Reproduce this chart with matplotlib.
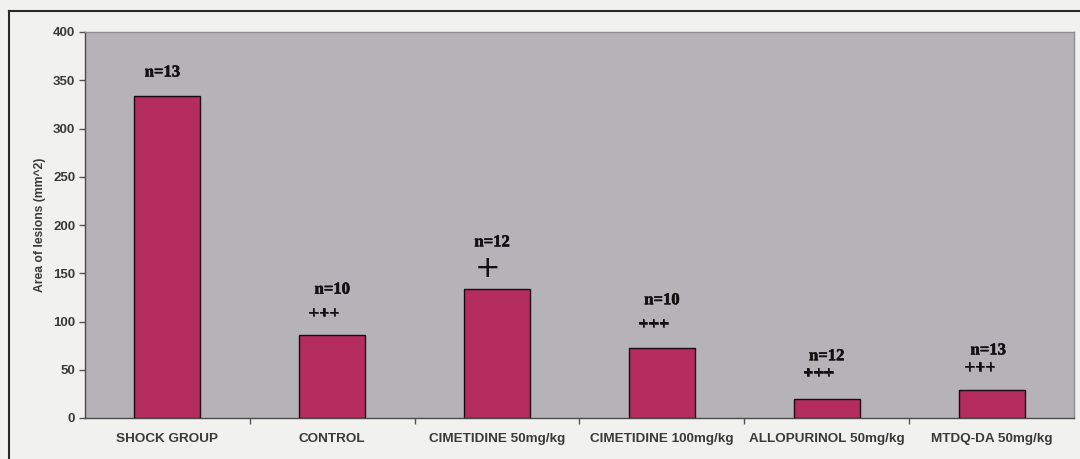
import matplotlib
matplotlib.use("Agg")
import matplotlib.pyplot as plt
import matplotlib.patheffects as pe
from matplotlib.lines import Line2D

# Groups and mean lesion area
groups = ["SHOCK GROUP", "CONTROL", "CIMETIDINE 50mg/kg", "CIMETIDINE 100mg/kg",
          "ALLOPURINOL 50mg/kg", "MTDQ-DA 50mg/kg"]
lesion_area = [333.5, 86, 134, 72.5, 19.5, 29]
n_labels = ["n = 13", "n = 10", "n = 12", "n = 10", "n = 12", "n = 13"]
sig_marks = ["", "+++", "+", "+++", "+++", "+++"]
y_ticks = [0, 50, 100, 150, 200, 250, 300, 350, 400]

fig = plt.figure(figsize=(10.8, 4.59), dpi=100, facecolor="#f1f1ef")
ax = fig.add_axes([85 / 1080, 1 - 418 / 459, 989 / 1080, 386 / 459])
ax.set_facecolor("#b5b3b7")

x = range(len(groups))
ax.bar(x, lesion_area, width=0.4, color="#b42d5e", edgecolor="#1a0a10", linewidth=1.0, zorder=3)

ax.set_xlim(-0.5, len(groups) - 0.5)
ax.set_ylim(0, 400)
ax.set_yticks(y_ticks)
ax.set_xticks(x)
ax.set_xticklabels(groups)
ax.set_xticks([i + 0.5 for i in range(len(groups) - 1)], minor=True)

for lab in ax.get_yticklabels() + ax.get_xticklabels():
    lab.set_fontfamily("Liberation Sans")
    lab.set_fontweight("bold")
    lab.set_color("#3a3a3a")
for lab in ax.get_yticklabels():
    lab.set_fontsize(9.5)
for lab in ax.get_xticklabels():
    lab.set_fontsize(9.7)

ax.tick_params(axis="y", direction="out", length=4, width=1, color="#555555", pad=3)
ax.tick_params(axis="x", which="major", length=0, pad=11)
ax.tick_params(axis="x", which="minor", direction="out", length=4, width=1, color="#555555")

ax.set_ylabel("Area of lesions (mm^2)", fontfamily="Liberation Sans", fontweight="bold",
              fontsize=8.7, color="#3a3a3a", labelpad=5)

for side in ["top", "right"]:
    ax.spines[side].set_color("#8e8c90")
    ax.spines[side].set_linewidth(1)
for side in ["left", "bottom"]:
    ax.spines[side].set_color("#4a4a4a")
    ax.spines[side].set_linewidth(1)

# Sample size and significance labels above bars
heavy = [pe.withStroke(linewidth=0.4, foreground="#111111")]
n_y = [358, 133, 182, 122, 64, 70]
n_dx = [-0.03, 0.0, -0.03, 0.0, 0.0, -0.02]
sig_y = [0, 108, 155, 97, 46, 52]
sig_dx = [0, -0.05, -0.06, -0.05, -0.05, -0.07]
for i in x:
    ax.text(i + n_dx[i], n_y[i], n_labels[i].replace(" ", ""), ha="center", va="center",
            fontfamily="Liberation Serif", fontweight="bold", fontsize=12, color="#111111",
            path_effects=heavy)
    if sig_marks[i] == "+":
        ax.text(i + sig_dx[i], sig_y[i], "+", ha="center", va="center",
                fontfamily="DejaVu Sans", fontsize=22, color="#111111")
    elif sig_marks[i]:
        ax.text(i + sig_dx[i], sig_y[i], sig_marks[i], ha="center", va="center",
                fontfamily="Liberation Serif", fontweight="bold", fontsize=13, color="#111111",
                path_effects=heavy)

# Outer frame lines
fig.add_artist(Line2D([9 / 1080, 1.0], [1 - 11 / 459, 1 - 11 / 459],
                      transform=fig.transFigure, color="#2a2a2a", linewidth=1.5))
fig.add_artist(Line2D([9 / 1080, 9 / 1080], [0, 1 - 11 / 459],
                      transform=fig.transFigure, color="#2a2a2a", linewidth=1.5))

fig.savefig("out.png", dpi=100, facecolor=fig.get_facecolor())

• • • • •

> **What needs to be done**
Write out an exact copy of the listing, first line through the line containing "from matplotlib.lines import Line2D", with the pictures left out.

> **Result of the exercise**
Reproduce this chart with matplotlib.
import matplotlib
matplotlib.use("Agg")
import matplotlib.pyplot as plt
import matplotlib.patheffects as pe
from matplotlib.lines import Line2D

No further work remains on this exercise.